Directions -> Repeat the lines that follow, leaving nothing out.

Dataset extract ->

━━━━━━━━━━

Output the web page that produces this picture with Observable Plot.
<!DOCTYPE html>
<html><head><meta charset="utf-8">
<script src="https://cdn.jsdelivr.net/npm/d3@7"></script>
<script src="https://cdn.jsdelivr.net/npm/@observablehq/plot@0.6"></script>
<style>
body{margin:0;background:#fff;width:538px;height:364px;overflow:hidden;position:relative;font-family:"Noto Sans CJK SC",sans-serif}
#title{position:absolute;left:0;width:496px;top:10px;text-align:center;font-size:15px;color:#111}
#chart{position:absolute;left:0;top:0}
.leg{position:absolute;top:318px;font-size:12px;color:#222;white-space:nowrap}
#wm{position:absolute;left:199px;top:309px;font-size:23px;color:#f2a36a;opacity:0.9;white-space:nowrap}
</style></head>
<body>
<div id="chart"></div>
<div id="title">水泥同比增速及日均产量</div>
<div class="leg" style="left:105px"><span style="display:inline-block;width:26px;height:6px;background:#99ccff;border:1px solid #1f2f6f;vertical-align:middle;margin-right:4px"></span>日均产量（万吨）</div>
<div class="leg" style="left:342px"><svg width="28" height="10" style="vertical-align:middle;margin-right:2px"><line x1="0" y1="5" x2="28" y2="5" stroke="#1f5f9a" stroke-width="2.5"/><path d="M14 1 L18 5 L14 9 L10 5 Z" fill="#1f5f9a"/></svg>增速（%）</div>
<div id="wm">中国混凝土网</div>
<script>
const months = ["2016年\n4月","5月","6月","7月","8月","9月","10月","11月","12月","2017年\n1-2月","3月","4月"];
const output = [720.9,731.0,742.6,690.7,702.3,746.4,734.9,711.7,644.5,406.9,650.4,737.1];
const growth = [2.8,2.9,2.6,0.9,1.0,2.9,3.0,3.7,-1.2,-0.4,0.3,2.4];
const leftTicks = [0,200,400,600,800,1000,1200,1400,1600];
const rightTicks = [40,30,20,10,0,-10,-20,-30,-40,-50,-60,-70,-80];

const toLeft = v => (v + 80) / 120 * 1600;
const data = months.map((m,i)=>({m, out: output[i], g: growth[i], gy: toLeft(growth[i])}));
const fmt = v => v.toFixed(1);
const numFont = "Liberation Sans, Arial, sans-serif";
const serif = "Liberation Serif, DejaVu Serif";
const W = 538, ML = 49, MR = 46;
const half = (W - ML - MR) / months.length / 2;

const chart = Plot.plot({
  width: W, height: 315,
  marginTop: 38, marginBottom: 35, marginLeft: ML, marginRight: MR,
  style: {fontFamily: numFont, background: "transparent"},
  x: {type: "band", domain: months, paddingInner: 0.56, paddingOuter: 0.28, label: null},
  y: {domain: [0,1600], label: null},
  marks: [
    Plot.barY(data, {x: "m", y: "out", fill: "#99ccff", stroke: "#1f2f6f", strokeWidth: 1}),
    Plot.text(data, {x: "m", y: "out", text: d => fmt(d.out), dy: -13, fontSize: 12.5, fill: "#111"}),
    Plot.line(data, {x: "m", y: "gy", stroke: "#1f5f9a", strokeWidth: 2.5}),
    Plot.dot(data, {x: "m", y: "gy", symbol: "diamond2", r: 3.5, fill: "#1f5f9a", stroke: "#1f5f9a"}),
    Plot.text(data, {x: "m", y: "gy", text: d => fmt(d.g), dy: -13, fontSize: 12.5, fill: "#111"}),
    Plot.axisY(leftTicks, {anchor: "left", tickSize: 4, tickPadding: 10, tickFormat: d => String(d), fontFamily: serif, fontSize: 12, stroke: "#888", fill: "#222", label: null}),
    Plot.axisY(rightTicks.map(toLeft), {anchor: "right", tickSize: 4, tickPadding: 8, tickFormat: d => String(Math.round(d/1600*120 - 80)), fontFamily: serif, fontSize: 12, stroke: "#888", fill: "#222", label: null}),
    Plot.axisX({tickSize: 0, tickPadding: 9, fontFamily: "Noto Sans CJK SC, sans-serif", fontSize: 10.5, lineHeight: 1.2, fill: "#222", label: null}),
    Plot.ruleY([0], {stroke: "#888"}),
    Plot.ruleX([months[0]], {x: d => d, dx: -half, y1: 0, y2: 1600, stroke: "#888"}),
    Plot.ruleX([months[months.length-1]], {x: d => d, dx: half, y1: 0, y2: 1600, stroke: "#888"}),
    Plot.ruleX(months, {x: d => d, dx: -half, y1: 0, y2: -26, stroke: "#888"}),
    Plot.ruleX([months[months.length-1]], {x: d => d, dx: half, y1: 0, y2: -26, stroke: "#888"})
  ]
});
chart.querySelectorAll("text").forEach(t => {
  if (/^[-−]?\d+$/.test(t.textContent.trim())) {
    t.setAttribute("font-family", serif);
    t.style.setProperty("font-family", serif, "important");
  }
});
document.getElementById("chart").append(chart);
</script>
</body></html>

━━━━━━━━━━

The result ->
Output the web page that produces this picture with Observable Plot.
<!DOCTYPE html>
<html><head><meta charset="utf-8">
<script src="https://cdn.jsdelivr.net/npm/d3@7"></script>
<script src="https://cdn.jsdelivr.net/npm/@observablehq/plot@0.6"></script>
<style>
body{margin:0;background:#fff;width:538px;height:364px;overflow:hidden;position:relative;font-family:"Noto Sans CJK SC",sans-serif}
#title{position:absolute;left:0;width:496px;top:10px;text-align:center;font-size:15px;color:#111}
#chart{position:absolute;left:0;top:0}
.leg{position:absolute;top:318px;font-size:12px;color:#222;white-space:nowrap}
#wm{position:absolute;left:199px;top:309px;font-size:23px;color:#f2a36a;opacity:0.9;white-space:nowrap}
</style></head>
<body>
<div id="chart"></div>
<div id="title">水泥同比增速及日均产量</div>
<div class="leg" style="left:105px"><span style="display:inline-block;width:26px;height:6px;background:#99ccff;border:1px solid #1f2f6f;vertical-align:middle;margin-right:4px"></span>日均产量（万吨）</div>
<div class="leg" style="left:342px"><svg width="28" height="10" style="vertical-align:middle;margin-right:2px"><line x1="0" y1="5" x2="28" y2="5" stroke="#1f5f9a" stroke-width="2.5"/><path d="M14 1 L18 5 L14 9 L10 5 Z" fill="#1f5f9a"/></svg>增速（%）</div>
<div id="wm">中国混凝土网</div>
<script>
const months = ["2016年\n4月","5月","6月","7月","8月","9月","10月","11月","12月","2017年\n1-2月","3月","4月"];
const output = [720.9,731.0,742.6,690.7,702.3,746.4,734.9,711.7,644.5,406.9,650.4,737.1];
const growth = [2.8,2.9,2.6,0.9,1.0,2.9,3.0,3.7,-1.2,-0.4,0.3,2.4];
const leftTicks = [0,200,400,600,800,1000,1200,1400,1600];
const rightTicks = [40,30,20,10,0,-10,-20,-30,-40,-50,-60,-70,-80];

const toLeft = v => (v + 80) / 120 * 1600;
const data = months.map((m,i)=>({m, out: output[i], g: growth[i], gy: toLeft(growth[i])}));
const fmt = v => v.toFixed(1);
const numFont = "Liberation Sans, Arial, sans-serif";
const serif = "Liberation Serif, DejaVu Serif";
const W = 538, ML = 49, MR = 46;
const half = (W - ML - MR) / months.length / 2;

const chart = Plot.plot({
  width: W, height: 315,
  marginTop: 38, marginBottom: 35, marginLeft: ML, marginRight: MR,
  style: {fontFamily: numFont, background: "transparent"},
  x: {type: "band", domain: months, paddingInner: 0.56, paddingOuter: 0.28, label: null},
  y: {domain: [0,1600], label: null},
  marks: [
    Plot.barY(data, {x: "m", y: "out", fill: "#99ccff", stroke: "#1f2f6f", strokeWidth: 1}),
    Plot.text(data, {x: "m", y: "out", text: d => fmt(d.out), dy: -13, fontSize: 12.5, fill: "#111"}),
    Plot.line(data, {x: "m", y: "gy", stroke: "#1f5f9a", strokeWidth: 2.5}),
    Plot.dot(data, {x: "m", y: "gy", symbol: "diamond2", r: 3.5, fill: "#1f5f9a", stroke: "#1f5f9a"}),
    Plot.text(data, {x: "m", y: "gy", text: d => fmt(d.g), dy: -13, fontSize: 12.5, fill: "#111"}),
    Plot.axisY(leftTicks, {anchor: "left", tickSize: 4, tickPadding: 10, tickFormat: d => String(d), fontFamily: serif, fontSize: 12, stroke: "#888", fill: "#222", label: null}),
    Plot.axisY(rightTicks.map(toLeft), {anchor: "right", tickSize: 4, tickPadding: 8, tickFormat: d => String(Math.round(d/1600*120 - 80)), fontFamily: serif, fontSize: 12, stroke: "#888", fill: "#222", label: null}),
    Plot.axisX({tickSize: 0, tickPadding: 9, fontFamily: "Noto Sans CJK SC, sans-serif", fontSize: 10.5, lineHeight: 1.2, fill: "#222", label: null}),
    Plot.ruleY([0], {stroke: "#888"}),
    Plot.ruleX([months[0]], {x: d => d, dx: -half, y1: 0, y2: 1600, stroke: "#888"}),
    Plot.ruleX([months[months.length-1]], {x: d => d, dx: half, y1: 0, y2: 1600, stroke: "#888"}),
    Plot.ruleX(months, {x: d => d, dx: -half, y1: 0, y2: -26, stroke: "#888"}),
    Plot.ruleX([months[months.length-1]], {x: d => d, dx: half, y1: 0, y2: -26, stroke: "#888"})
  ]
});
chart.querySelectorAll("text").forEach(t => {
  if (/^[-−]?\d+$/.test(t.textContent.trim())) {
    t.setAttribute("font-family", serif);
    t.style.setProperty("font-family", serif, "important");
  }
});
document.getElementById("chart").append(chart);
</script>
</body></html>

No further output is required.